▶ [Data for the task]:
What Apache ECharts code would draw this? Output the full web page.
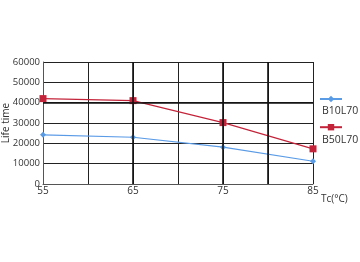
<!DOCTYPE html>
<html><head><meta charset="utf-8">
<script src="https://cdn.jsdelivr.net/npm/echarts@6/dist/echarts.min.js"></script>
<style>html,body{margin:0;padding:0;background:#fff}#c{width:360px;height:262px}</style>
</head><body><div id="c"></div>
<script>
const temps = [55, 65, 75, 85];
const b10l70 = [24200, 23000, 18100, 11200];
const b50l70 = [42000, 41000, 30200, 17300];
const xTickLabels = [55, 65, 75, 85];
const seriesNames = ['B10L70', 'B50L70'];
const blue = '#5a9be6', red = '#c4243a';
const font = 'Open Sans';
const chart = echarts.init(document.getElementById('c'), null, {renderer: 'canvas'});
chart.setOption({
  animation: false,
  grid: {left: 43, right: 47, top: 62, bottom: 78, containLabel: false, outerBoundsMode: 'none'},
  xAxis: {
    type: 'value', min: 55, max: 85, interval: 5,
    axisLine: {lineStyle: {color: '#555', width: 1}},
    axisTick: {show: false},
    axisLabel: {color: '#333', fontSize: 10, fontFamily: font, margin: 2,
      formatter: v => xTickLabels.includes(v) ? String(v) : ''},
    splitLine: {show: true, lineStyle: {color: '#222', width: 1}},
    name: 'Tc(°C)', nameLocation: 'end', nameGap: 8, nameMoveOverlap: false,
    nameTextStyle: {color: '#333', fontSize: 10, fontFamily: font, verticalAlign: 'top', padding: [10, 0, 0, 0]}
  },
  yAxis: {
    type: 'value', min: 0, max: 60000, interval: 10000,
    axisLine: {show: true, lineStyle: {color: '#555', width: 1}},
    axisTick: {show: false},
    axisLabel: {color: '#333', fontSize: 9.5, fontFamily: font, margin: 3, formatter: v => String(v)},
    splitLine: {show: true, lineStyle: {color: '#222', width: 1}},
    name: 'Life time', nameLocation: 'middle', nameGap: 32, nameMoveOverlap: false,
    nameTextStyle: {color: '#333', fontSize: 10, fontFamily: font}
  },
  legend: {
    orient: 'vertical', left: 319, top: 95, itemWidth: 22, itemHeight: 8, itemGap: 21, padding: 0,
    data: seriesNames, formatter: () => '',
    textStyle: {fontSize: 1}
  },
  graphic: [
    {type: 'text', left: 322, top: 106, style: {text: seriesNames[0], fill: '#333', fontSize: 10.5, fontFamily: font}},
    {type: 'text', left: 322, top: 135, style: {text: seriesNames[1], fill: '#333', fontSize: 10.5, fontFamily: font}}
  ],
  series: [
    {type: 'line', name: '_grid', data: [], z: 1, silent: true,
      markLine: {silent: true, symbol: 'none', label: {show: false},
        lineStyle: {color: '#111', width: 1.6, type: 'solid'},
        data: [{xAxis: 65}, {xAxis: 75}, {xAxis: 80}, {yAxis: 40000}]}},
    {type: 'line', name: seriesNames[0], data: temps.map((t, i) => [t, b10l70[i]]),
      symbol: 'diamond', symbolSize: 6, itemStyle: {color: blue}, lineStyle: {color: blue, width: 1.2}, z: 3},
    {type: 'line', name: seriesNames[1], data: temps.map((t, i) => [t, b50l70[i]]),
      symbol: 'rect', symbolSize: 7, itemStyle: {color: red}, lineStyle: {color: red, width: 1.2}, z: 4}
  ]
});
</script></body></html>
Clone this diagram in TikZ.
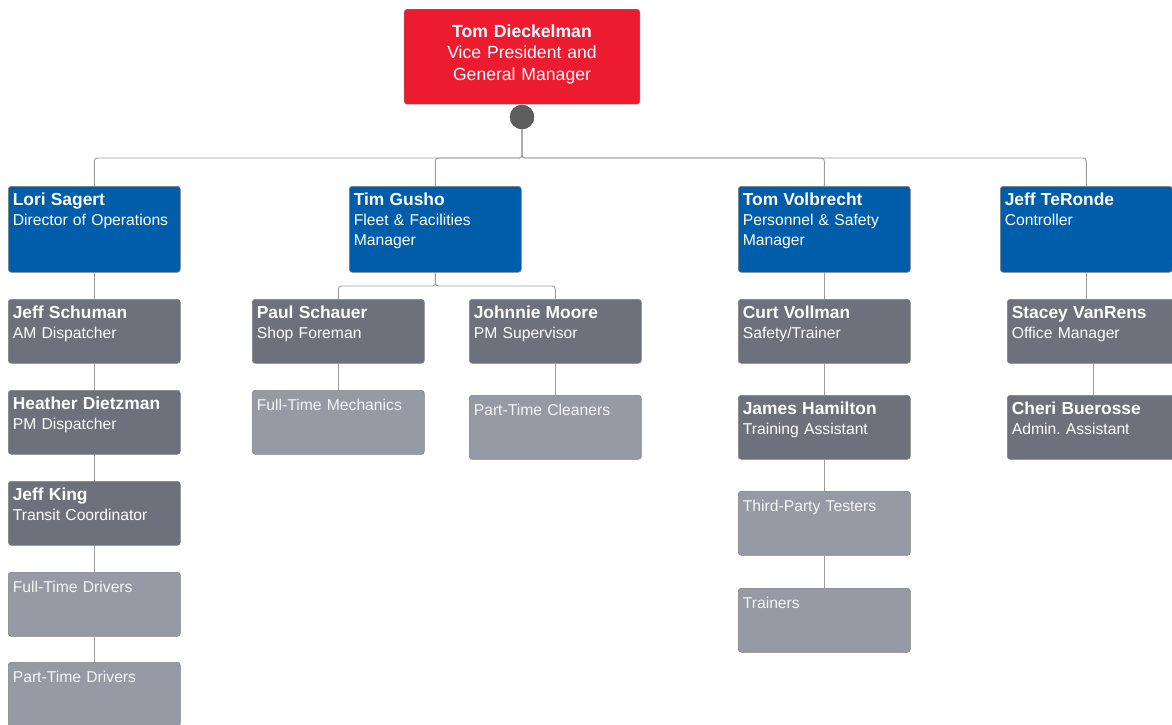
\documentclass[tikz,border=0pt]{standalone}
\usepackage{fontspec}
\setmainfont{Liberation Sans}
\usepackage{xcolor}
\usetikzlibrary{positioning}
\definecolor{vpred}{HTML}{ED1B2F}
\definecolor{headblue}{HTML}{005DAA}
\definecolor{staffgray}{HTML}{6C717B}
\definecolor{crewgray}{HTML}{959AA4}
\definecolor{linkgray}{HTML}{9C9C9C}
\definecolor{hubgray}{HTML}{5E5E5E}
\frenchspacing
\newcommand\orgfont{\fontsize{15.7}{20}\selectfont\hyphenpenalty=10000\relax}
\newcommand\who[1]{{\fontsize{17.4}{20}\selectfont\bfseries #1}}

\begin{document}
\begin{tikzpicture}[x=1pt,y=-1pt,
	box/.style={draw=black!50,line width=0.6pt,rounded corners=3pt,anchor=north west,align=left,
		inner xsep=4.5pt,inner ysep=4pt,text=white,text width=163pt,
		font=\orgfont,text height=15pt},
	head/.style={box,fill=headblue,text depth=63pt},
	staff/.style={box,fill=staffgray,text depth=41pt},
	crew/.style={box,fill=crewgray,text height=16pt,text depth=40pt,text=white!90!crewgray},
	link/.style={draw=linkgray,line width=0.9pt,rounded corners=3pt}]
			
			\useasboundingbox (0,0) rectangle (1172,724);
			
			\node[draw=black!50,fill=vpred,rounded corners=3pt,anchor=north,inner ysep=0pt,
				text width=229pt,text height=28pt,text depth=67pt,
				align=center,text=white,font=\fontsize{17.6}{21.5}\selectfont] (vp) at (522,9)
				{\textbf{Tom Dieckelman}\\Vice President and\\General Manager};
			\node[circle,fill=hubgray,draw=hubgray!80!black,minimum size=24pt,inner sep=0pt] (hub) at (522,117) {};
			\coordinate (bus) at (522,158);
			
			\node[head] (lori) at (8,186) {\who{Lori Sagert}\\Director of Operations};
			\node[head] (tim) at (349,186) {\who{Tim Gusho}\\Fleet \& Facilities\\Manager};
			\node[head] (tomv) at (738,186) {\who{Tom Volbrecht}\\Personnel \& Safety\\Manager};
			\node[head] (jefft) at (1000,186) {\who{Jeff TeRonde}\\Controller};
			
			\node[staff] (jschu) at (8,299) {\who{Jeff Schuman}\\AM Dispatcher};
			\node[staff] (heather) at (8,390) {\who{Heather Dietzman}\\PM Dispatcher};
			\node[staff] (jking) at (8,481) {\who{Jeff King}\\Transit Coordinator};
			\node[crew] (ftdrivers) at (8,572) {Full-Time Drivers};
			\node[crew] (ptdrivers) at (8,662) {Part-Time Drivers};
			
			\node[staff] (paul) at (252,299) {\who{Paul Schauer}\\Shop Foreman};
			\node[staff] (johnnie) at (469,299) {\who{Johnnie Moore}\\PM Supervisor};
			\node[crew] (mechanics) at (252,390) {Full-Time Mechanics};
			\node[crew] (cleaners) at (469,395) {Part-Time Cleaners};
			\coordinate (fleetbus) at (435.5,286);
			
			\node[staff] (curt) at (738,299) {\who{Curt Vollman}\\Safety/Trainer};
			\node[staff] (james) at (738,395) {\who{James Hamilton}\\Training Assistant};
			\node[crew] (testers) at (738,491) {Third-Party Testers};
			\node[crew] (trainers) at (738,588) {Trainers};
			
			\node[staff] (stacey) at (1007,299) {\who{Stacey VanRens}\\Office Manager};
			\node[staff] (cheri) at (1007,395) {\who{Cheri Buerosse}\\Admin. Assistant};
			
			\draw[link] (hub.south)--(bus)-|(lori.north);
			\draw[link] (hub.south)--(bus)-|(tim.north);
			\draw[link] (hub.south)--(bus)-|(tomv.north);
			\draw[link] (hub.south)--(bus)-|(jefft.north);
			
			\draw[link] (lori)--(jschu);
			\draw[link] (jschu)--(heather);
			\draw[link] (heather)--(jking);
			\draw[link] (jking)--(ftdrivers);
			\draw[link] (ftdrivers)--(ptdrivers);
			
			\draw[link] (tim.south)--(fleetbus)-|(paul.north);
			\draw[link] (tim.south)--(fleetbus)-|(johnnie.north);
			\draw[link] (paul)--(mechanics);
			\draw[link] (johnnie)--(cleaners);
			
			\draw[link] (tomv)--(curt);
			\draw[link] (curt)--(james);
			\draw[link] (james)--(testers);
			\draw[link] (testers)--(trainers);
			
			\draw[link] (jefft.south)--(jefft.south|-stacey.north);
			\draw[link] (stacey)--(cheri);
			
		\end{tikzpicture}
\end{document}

▶ [Given request]:
Across the entries, how many lines contain "this"? Reply with the number only.

▶ [Expected output]:
2